MASA Article

Be A Victor

By

Teresa A. James

            Why stop at being a survivor?  Many of us have been survivors of soul-rending acts for years and have learned that while that is a vital step on our healing path we don’t want to live there.  We don’t have to.  Being a victor is our reward for all of our hard work and that means that we can now simply BE.

            Be that person that your child-self once dreamed of being before the perpetrator took you deep into his or her dungeon of depravity.  Be the doctor who heals others or the lawyer in court or the mother who nourishes and teaches our future generation.  Be the artist who shares their truths and joys with the world or the photojournalist who documents the world.  In two words, BE YOU!

            As survivors we have the tools for the new growth necessary for the next step.  We have already applied those tools for numerous stages of self-exploration and growth to date.  This is simply another stage, the winner’s stage.  We learned in the survivor stage that although there are similarities in the methods of healing, there are various ways to implement those methods.  The same is true for the victor stage.

            For some the answer lies in sending their perpetrator to jail.  For others that is only the beginning of surviving.  For still others, like myself, the answer is forgiveness.  I know this may seem impossible for many and that is all right.  Only you can decide what works best for you.  I forgave my perpetrator for my benefit not his.

            In the act of forgiveness I shifted the weight of carrying the burden from my shoulders back to where it truly belonged in the first place.  Yes, I spent many years on my healing path prior to the day I wrote that letter of forgiveness.  I realized that he still has to answer to his God or the Creator or Buddha at the moment of his departure from this world.  Meanwhile, I have felt a freedom I never thought possible before. 
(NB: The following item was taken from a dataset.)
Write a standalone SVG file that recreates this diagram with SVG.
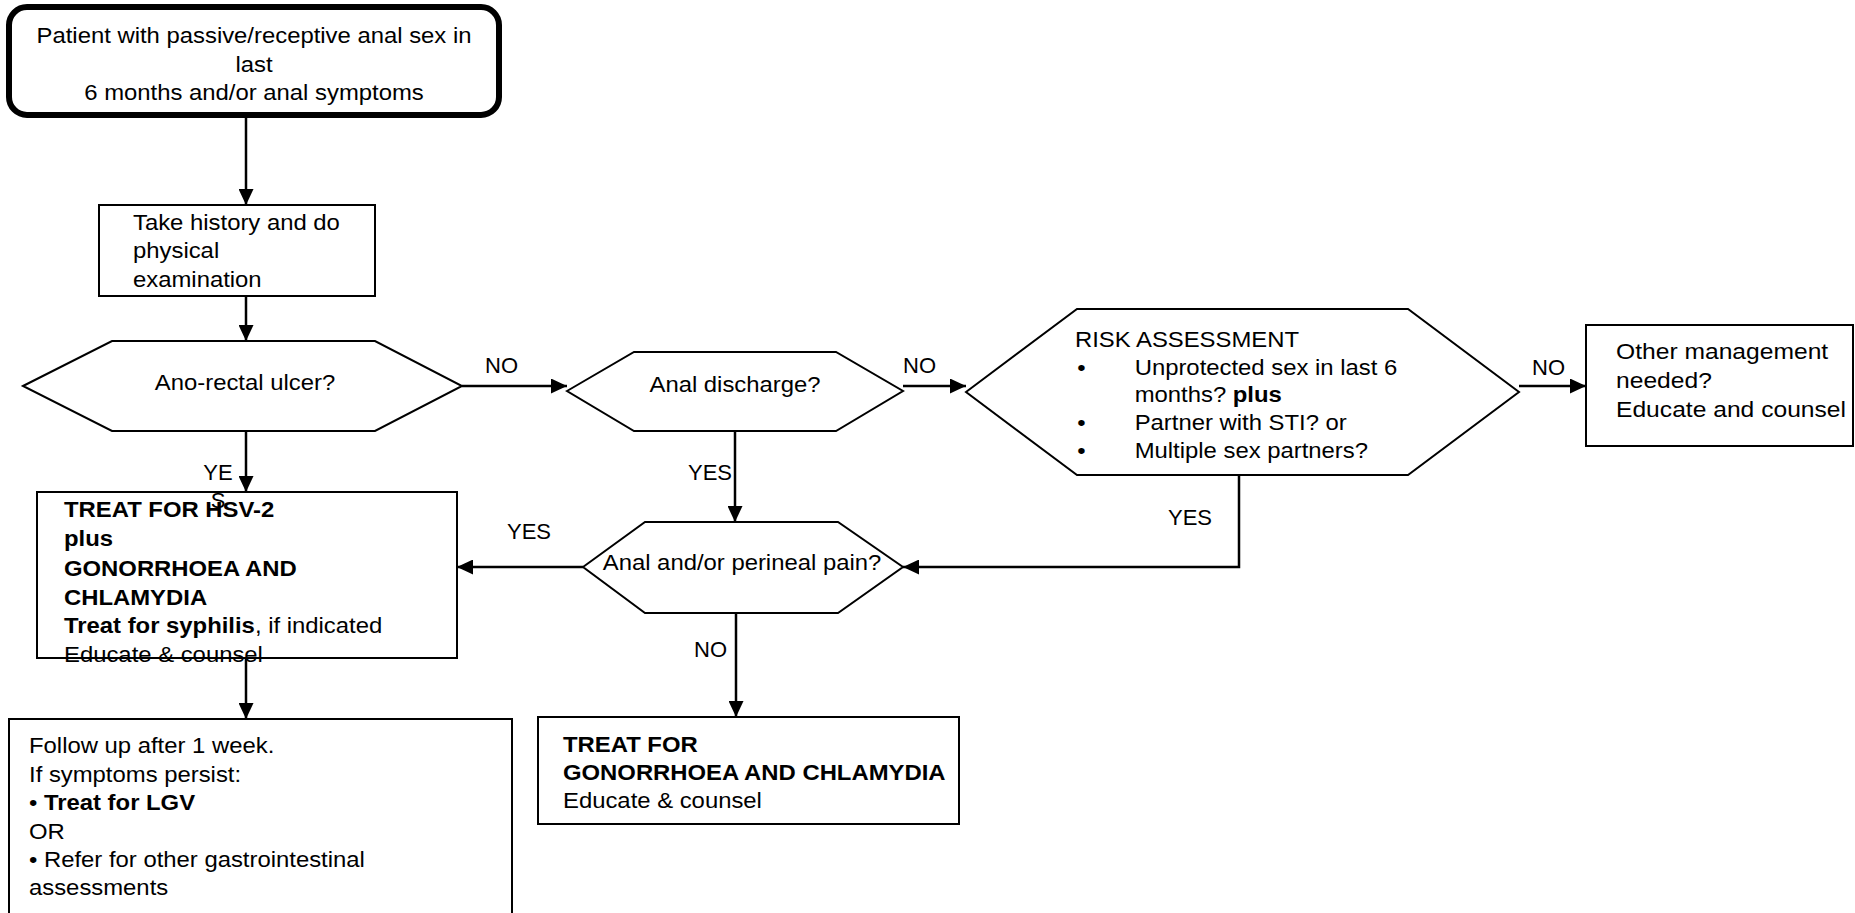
<svg xmlns="http://www.w3.org/2000/svg" width="1855" height="913" viewBox="0 0 1855 913">
<style>
text{font-family:"Liberation Sans",Arial,sans-serif;font-size:22px;fill:#000}
.b{font-weight:bold}
.box{fill:#fff;stroke:#000;stroke-width:2}
.hex{fill:#fff;stroke:#000;stroke-width:2}
.c{fill:none;stroke:#000;stroke-width:2.5}
</style>
<defs>
<marker id="ah" viewBox="0 0 16 15" refX="16" refY="7.5" markerWidth="16" markerHeight="15" markerUnits="userSpaceOnUse" orient="auto">
<path d="M0,0 L16,7.5 L0,15 z" fill="#000"/>
</marker>
</defs>
<rect width="1855" height="913" fill="#fff"/>

<g id="start">
<rect x="9" y="7" width="490" height="108" rx="18" ry="18" fill="#fff" stroke="#000" stroke-width="6"/>
<g transform="translate(254 0) scale(1.085 1)">
<text x="0" y="43" text-anchor="middle">Patient with passive/receptive anal sex in</text>
<text x="0" y="72" text-anchor="middle">last</text>
<text x="0" y="100" text-anchor="middle">6 months and/or anal symptoms</text>
</g>
</g>

<g id="history">
<rect class="box" x="99" y="205" width="276" height="91"/>
<g transform="translate(133 0) scale(1.085 1)">
<text x="0" y="230">Take history and do</text>
<text x="0" y="258">physical</text>
<text x="0" y="287">examination</text>
</g>
</g>

<g id="ulcer">
<polygon class="hex" points="23,386 112,341 375,341 462,386 375,431 112,431"/>
<g transform="translate(245 0) scale(1.085 1)">
<text x="0" y="390" text-anchor="middle">Ano-rectal ulcer?</text>
</g>
</g>

<g id="discharge">
<polygon class="hex" points="567,391 634,352 836,352 903,391 836,431 634,431"/>
<g transform="translate(735 0) scale(1.085 1)">
<text x="0" y="392" text-anchor="middle">Anal discharge?</text>
</g>
</g>

<g id="risk">
<polygon class="hex" stroke-width="1.5" points="966,392 1077,309 1408,309 1519,392 1408,475 1077,475"/>
<g transform="translate(1075 0) scale(1.085 1)">
<text x="0" y="347">RISK ASSESSMENT</text>
<text x="2" y="375">•</text>
<text x="55" y="375">Unprotected sex in last 6</text>
<text x="55" y="402">months? <tspan class="b">plus</tspan></text>
<text x="2" y="430">•</text>
<text x="55" y="430">Partner with STI? or</text>
<text x="2" y="458">•</text>
<text x="55" y="458">Multiple sex partners?</text>
</g>
</g>

<g id="other">
<rect class="box" x="1586" y="325" width="267" height="121"/>
<g transform="translate(1616 0) scale(1.12 1)">
<text x="0" y="359">Other management</text>
<text x="0" y="388">needed?</text>
<text x="0" y="417">Educate and counsel</text>
</g>
</g>

<g id="pain">
<polygon class="hex" points="583,567 645,522 838,522 903,567 838,613 645,613"/>
<g transform="translate(742 0) scale(1.085 1)">
<text x="0" y="570" text-anchor="middle">Anal and/or perineal pain?</text>
</g>
</g>

<g id="treat-hsv">
<rect class="box" x="37" y="492" width="420" height="166"/>
<g transform="translate(64 0) scale(1.085 1)">
<text x="0" y="517" class="b">TREAT FOR HSV-2</text>
<text x="0" y="546" class="b">plus</text>
<text x="0" y="576" class="b">GONORRHOEA AND</text>
<text x="0" y="605" class="b">CHLAMYDIA</text>
<text x="0" y="633"><tspan class="b">Treat for syphilis</tspan>, if indicated</text>
<text x="0" y="662">Educate &amp; counsel</text>
</g>
</g>

<g id="followup">
<rect class="box" x="9" y="719" width="503" height="220"/>
<g transform="translate(29 0) scale(1.085 1)">
<text x="0" y="753">Follow up after 1 week.</text>
<text x="0" y="782">If symptoms persist:</text>
<text x="0" y="810">• <tspan class="b">Treat for LGV</tspan></text>
<text x="0" y="839">OR</text>
<text x="0" y="867">• Refer for other gastrointestinal</text>
<text x="0" y="895">assessments</text>
</g>
</g>

<g id="treat-gc">
<rect class="box" x="538" y="717" width="421" height="107"/>
<g transform="translate(563 0) scale(1.085 1)">
<text x="0" y="752" class="b">TREAT FOR</text>
<text x="0" y="780" class="b">GONORRHOEA AND CHLAMYDIA</text>
<text x="0" y="808">Educate &amp; counsel</text>
</g>
</g>

<g id="connectors">
<line class="c" x1="246" y1="118" x2="246" y2="205" marker-end="url(#ah)"/>
<line class="c" x1="246" y1="296" x2="246" y2="341" marker-end="url(#ah)"/>
<line class="c" x1="462" y1="386" x2="567" y2="386" marker-end="url(#ah)"/>
<line class="c" x1="903" y1="386" x2="966" y2="386" marker-end="url(#ah)"/>
<line class="c" x1="1519" y1="386" x2="1586" y2="386" marker-end="url(#ah)"/>
<polyline class="c" points="1239,475 1239,567 903,567" marker-end="url(#ah)"/>
<line class="c" x1="735" y1="431" x2="735" y2="522" marker-end="url(#ah)"/>
<line class="c" x1="583" y1="567" x2="457" y2="567" marker-end="url(#ah)"/>
<line class="c" x1="246" y1="431" x2="246" y2="492" marker-end="url(#ah)"/>
<line class="c" x1="246" y1="658" x2="246" y2="719" marker-end="url(#ah)"/>
<line class="c" x1="736" y1="613" x2="736" y2="717" marker-end="url(#ah)"/>
<text x="485" y="373">NO</text>
<text x="903" y="373">NO</text>
<text x="1532" y="375">NO</text>
<text x="1168" y="525">YES</text>
<text x="688" y="480">YES</text>
<text x="507" y="539">YES</text>
<text x="218" y="480" text-anchor="middle">YE</text>
<text x="218" y="508" text-anchor="middle">S</text>
<text x="694" y="657">NO</text>
</g>
</svg>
I have returned to college to earn the rest of my long-postponed degree.  I have enjoyed many loving years with my husband and two sons.  I was capable of telling those I love and value about my past instead of hiding in the closet as if I were the perpetrator of my own crisis rather than the victim.  I laugh and sometimes I cry but now because of the present not because of the past.  In short, I live like most non-victimized individuals.